# 7mm mag swift scirocco



## Albertahunter (Oct 25, 2005)

i am thinking about using the 150 grain scirocco for use on deer, elk, moose, and possibly black bear. i have heard this bullet being great for elk and moose but will it have to much for deer? i want a good bullet as this year i have a mule buck draw and they can get upto and over 400 pounds and 250 yard shots are the norm.


----------



## Scooter (Nov 4, 2005)

The Swift Scirocco is just fine for deer I have used them in 3 different calibers 7mm ,.30 and ,.338 and they worked just fine.


----------



## Plainsman (Jul 30, 2003)

Just the opposite Albertahunter. A bonded core or any type of premium bullet because it is tough will not open as readily in smaller game like deer, hence they cause less damage than the average bullet. When I am sitting on a hill and a long shot may present itself I have more fragile bullets loaded and setting at hand for just such an occasion.

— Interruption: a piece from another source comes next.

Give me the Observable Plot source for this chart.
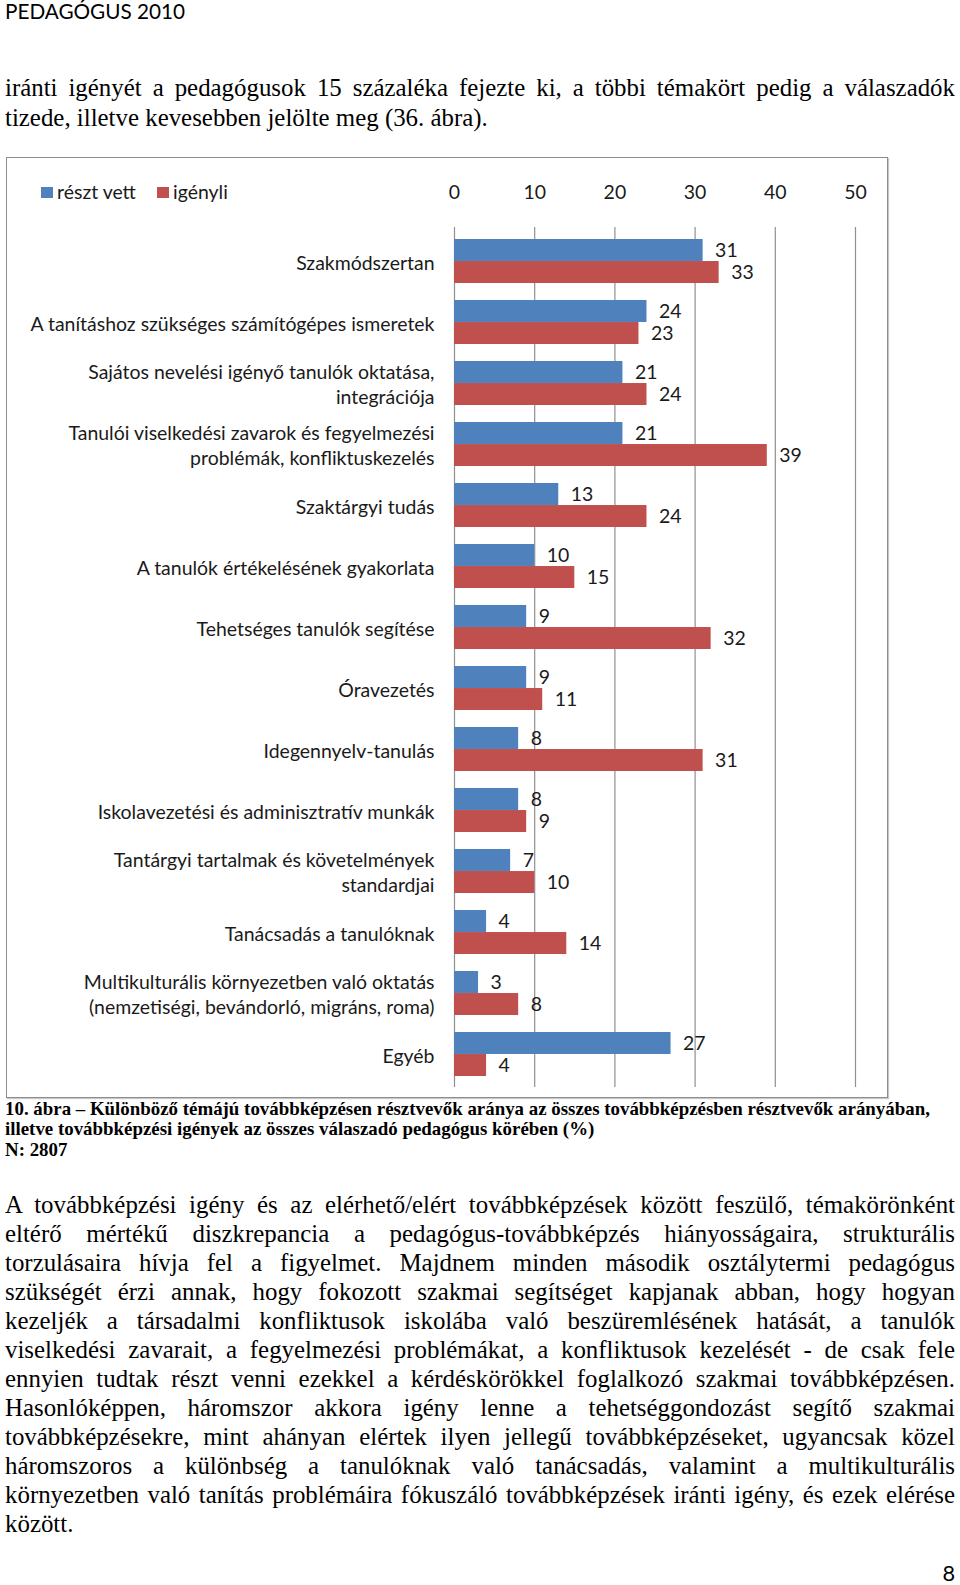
<!DOCTYPE html>
<html>
<head>
<meta charset="utf-8">
<script src="https://cdn.jsdelivr.net/npm/d3@7"></script>
<script src="https://cdn.jsdelivr.net/npm/@observablehq/plot@0.6"></script>
<style>
html, body { margin: 0; padding: 0; background: #fff; width: 960px; height: 1585px; overflow: hidden; }
#page { position: relative; width: 960px; height: 1585px; }
.abs { position: absolute; color: #000; }
</style>
</head>
<body>
<div id="page"></div>
<script>
// ---------- page texts ----------
const headerText = "PEDAGÓGUS 2010";
const introLines = [
  "iránti igényét a pedagógusok 15 százaléka fejezte ki, a többi témakört pedig a válaszadók",
  "tizede, illetve kevesebben jelölte meg (36. ábra)."
];
const captionLines = [
  "10. ábra – Különböző témájú továbbképzésen résztvevők aránya az összes továbbképzésben résztvevők arányában,",
  "illetve továbbképzési igények az összes válaszadó pedagógus körében (%)",
  "N: 2807"
];
const bodyLines = [
  "A továbbképzési igény és az elérhető/elért továbbképzések között feszülő, témakörönként",
  "eltérő mértékű diszkrepancia a pedagógus-továbbképzés hiányosságaira, strukturális",
  "torzulásaira hívja fel a figyelmet. Majdnem minden második osztálytermi pedagógus",
  "szükségét érzi annak, hogy fokozott szakmai segítséget kapjanak abban, hogy hogyan",
  "kezeljék a társadalmi konfliktusok iskolába való beszüremlésének hatását, a tanulók",
  "viselkedési zavarait, a fegyelmezési problémákat, a konfliktusok kezelését - de csak fele",
  "ennyien tudtak részt venni ezekkel a kérdéskörökkel foglalkozó szakmai továbbképzésen.",
  "Hasonlóképpen, háromszor akkora igény lenne a tehetséggondozást segítő szakmai",
  "továbbképzésekre, mint ahányan elértek ilyen jellegű továbbképzéseket, ugyancsak közel",
  "háromszoros a különbség a tanulóknak való tanácsadás, valamint a multikulturális",
  "környezetben való tanítás problémáira fókuszáló továbbképzések iránti igény, és ezek elérése",
  "között."
];
const pageNumber = "8";

// ---------- chart data ----------
const categories = [
  "Szakmódszertan",
  "A tanításhoz szükséges számítógépes ismeretek",
  "Sajátos nevelési igényő tanulók oktatása,\nintegrációja",
  "Tanulói viselkedési zavarok és fegyelmezési\nproblémák, konfliktuskezelés",
  "Szaktárgyi tudás",
  "A tanulók értékelésének gyakorlata",
  "Tehetséges tanulók segítése",
  "Óravezetés",
  "Idegennyelv-tanulás",
  "Iskolavezetési és adminisztratív munkák",
  "Tantárgyi tartalmak és követelmények\nstandardjai",
  "Tanácsadás a tanulóknak",
  "Multikulturális környezetben való oktatás\n(nemzetiségi, bevándorló, migráns, roma)",
  "Egyéb"
];
const seriesNames = ["részt vett", "igényli"];
const resztVett = [31, 24, 21, 21, 13, 10, 9, 9, 8, 8, 7, 4, 3, 27];
const igenyli   = [33, 23, 24, 39, 24, 15, 32, 11, 31, 9, 10, 14, 8, 4];
const xTicks = [0, 10, 20, 30, 40, 50];

// ---------- styling ----------
const colors = ["#4F81BD", "#C0504D"];
const FONT_SANS = 'Lato, "Open Sans", sans-serif';
const FONT_SERIF = '"Liberation Serif", "Times New Roman", serif';
const SANS_M = {asc: 0.987, desc: 0.213};
const SERIF_M = {asc: 0.891, desc: 0.216};

const ctx = document.createElement("canvas").getContext("2d");
function textW(text, family, weight, size) {
  ctx.font = `${weight} ${size}px ${family}`;
  return ctx.measureText(text).width;
}
function fit(text, family, weight, target) {
  return 100 * target / textW(text, family, weight, 100);
}

const page = document.getElementById("page");
function addLine(text, o) {
  const d = document.createElement("div");
  d.className = "abs";
  d.textContent = text;
  const m = o.metrics;
  Object.assign(d.style, {
    left: (o.x ?? 5) + "px",
    top: (o.baseline - m.asc * o.size) + "px",
    fontSize: o.size + "px",
    lineHeight: ((m.asc + m.desc) * o.size) + "px",
    fontFamily: o.family,
    fontWeight: o.weight || "normal",
    whiteSpace: o.justify ? "normal" : "nowrap",
    color: o.color || "#000"
  });
  if (o.width) d.style.width = o.width + "px";
  if (o.justify) { d.style.textAlign = "justify"; d.style.textAlignLast = "justify"; }
  page.appendChild(d);
  return d;
}

// ---------- font sizes fitted to the page ----------
const chartSize = fit(categories[1], FONT_SANS, "normal", 405);
const headerSize = fit(headerText, FONT_SANS, "normal", 170) * 1.06;
let bodySize = fit(introLines[1], FONT_SERIF, "normal", 483);
const justified = introLines.slice(0, 1).concat(bodyLines.slice(0, -1));
const widest = Math.max(...justified.map(t => textW(t, FONT_SERIF, "normal", bodySize)));
if (widest > 946) bodySize *= 946 / widest;
const capSize = fit(captionLines[0], FONT_SERIF, "bold", 926);

// ---------- header & intro ----------
addLine(headerText, {baseline: 19.5, size: headerSize, family: FONT_SANS, metrics: SANS_M});
introLines.forEach((t, i) => addLine(t, {
  baseline: 96.5 + i * 29.2, size: bodySize, family: FONT_SERIF, metrics: SERIF_M,
  width: 950, justify: i < introLines.length - 1
}));

// ---------- chart box ----------
const box = document.createElement("div");
Object.assign(box.style, {
  position: "absolute", left: "6px", top: "157px", width: "882px", height: "941px",
  border: "1.5px solid #8e8e8e", boxSizing: "border-box", boxShadow: "1px 1px 1px #c8c8c8"
});
page.appendChild(box);

// legend
seriesNames.forEach((name, i) => {
  const sx = [41, 157][i];
  const sw = document.createElement("div");
  Object.assign(sw.style, {position: "absolute", left: sx + "px", top: "186.5px", width: "11.5px", height: "11.5px", background: colors[i]});
  page.appendChild(sw);
  addLine(name, {x: sx + 16, baseline: 199, size: chartSize, family: FONT_SANS, metrics: SANS_M, color: "#1a1a1a"});
});

// ---------- the chart ----------
const rows = categories.map((cat, i) => ({cat, a: resztVett[i], b: igenyli[i]}));
const H = 941, mT = 70, mB = 11, mL = 454, mR = 105;
const padInner = 0.283;
const step = (H - mT - mB) / categories.length;
const half = step * (1 - padInner) / 2;

const chart = Plot.plot({
  width: 960,
  height: H,
  marginTop: mT, marginBottom: mB, marginLeft: mL, marginRight: mR,
  style: {fontFamily: FONT_SANS, fontSize: chartSize + "px", color: "#1a1a1a", background: "transparent", overflow: "visible"},
  x: {domain: [0, 50]},
  y: {type: "band", domain: categories, paddingInner: padInner, paddingOuter: padInner / 2, axis: null},
  marks: [
    Plot.ruleX(xTicks, {stroke: "#909090", strokeWidth: 1.2}),
    Plot.barX(rows, {y: "cat", x1: 0, x2: "a", fill: colors[0], insetBottom: half}),
    Plot.barX(rows, {y: "cat", x1: 0, x2: "b", fill: colors[1], insetTop: half}),
    Plot.text(rows, {y: "cat", x: "a", text: d => String(d.a), dx: 12, dy: -half / 2, textAnchor: "start", fill: "#1a1a1a"}),
    Plot.text(rows, {y: "cat", x: "b", text: d => String(d.b), dx: 12, dy: half / 2, textAnchor: "start", fill: "#1a1a1a"}),
    Plot.text(rows, {y: "cat", text: "cat", frameAnchor: "left", textAnchor: "end", dx: -20, lineHeight: 25 / chartSize, fill: "#1a1a1a", ariaLabel: "category-labels"}),
    Plot.axisX({anchor: "top", ticks: xTicks, tickSize: 0, tickPadding: 28.5, label: null, fill: "#1a1a1a"})
  ]
});
const holder = document.createElement("div");
Object.assign(holder.style, {position: "absolute", left: "0px", top: "157px", width: "960px", height: H + "px"});
holder.appendChild(chart);
page.appendChild(holder);

// center the lines of multi-line category labels within their block
chart.querySelectorAll('g[aria-label="category-labels"] text').forEach(t => {
  const spans = t.querySelectorAll("tspan");
  if (spans.length < 2) return;
  const maxW = Math.max(...Array.from(spans, s => s.getComputedTextLength()));
  t.setAttribute("text-anchor", "middle");
  spans.forEach(s => s.setAttribute("x", -maxW / 2));
});

// ---------- caption ----------
captionLines.forEach((t, i) => addLine(t, {
  baseline: 1115.5 + i * 20.5, size: capSize, family: FONT_SERIF, weight: "bold", metrics: SERIF_M
}));

// ---------- body ----------
bodyLines.forEach((t, i) => addLine(t, {
  baseline: 1213.3 + i * 29.0, size: bodySize, family: FONT_SERIF, metrics: SERIF_M,
  width: 950, justify: i < bodyLines.length - 1
}));

// ---------- page number ----------
const pnSize = headerSize * 1.05;
addLine(pageNumber, {x: 955 - textW(pageNumber, FONT_SANS, "normal", pnSize), baseline: 1581, size: pnSize, family: FONT_SANS, metrics: SANS_M});
</script>
</body>
</html>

Beyond 500 yards I wouldn't shoot a deer with a bonded or any type of heavily constructed bullet, but they are just the ticket in high velocity rifles for those shots under 100 yards.


----------



## Albertahunter (Oct 25, 2005)

yes i will be using a 7mm rem mag whish is very fast., i was thinking of maybe using remignton accutip 140 or 150 grain instead and leave the sciroccos for elk and moose.


----------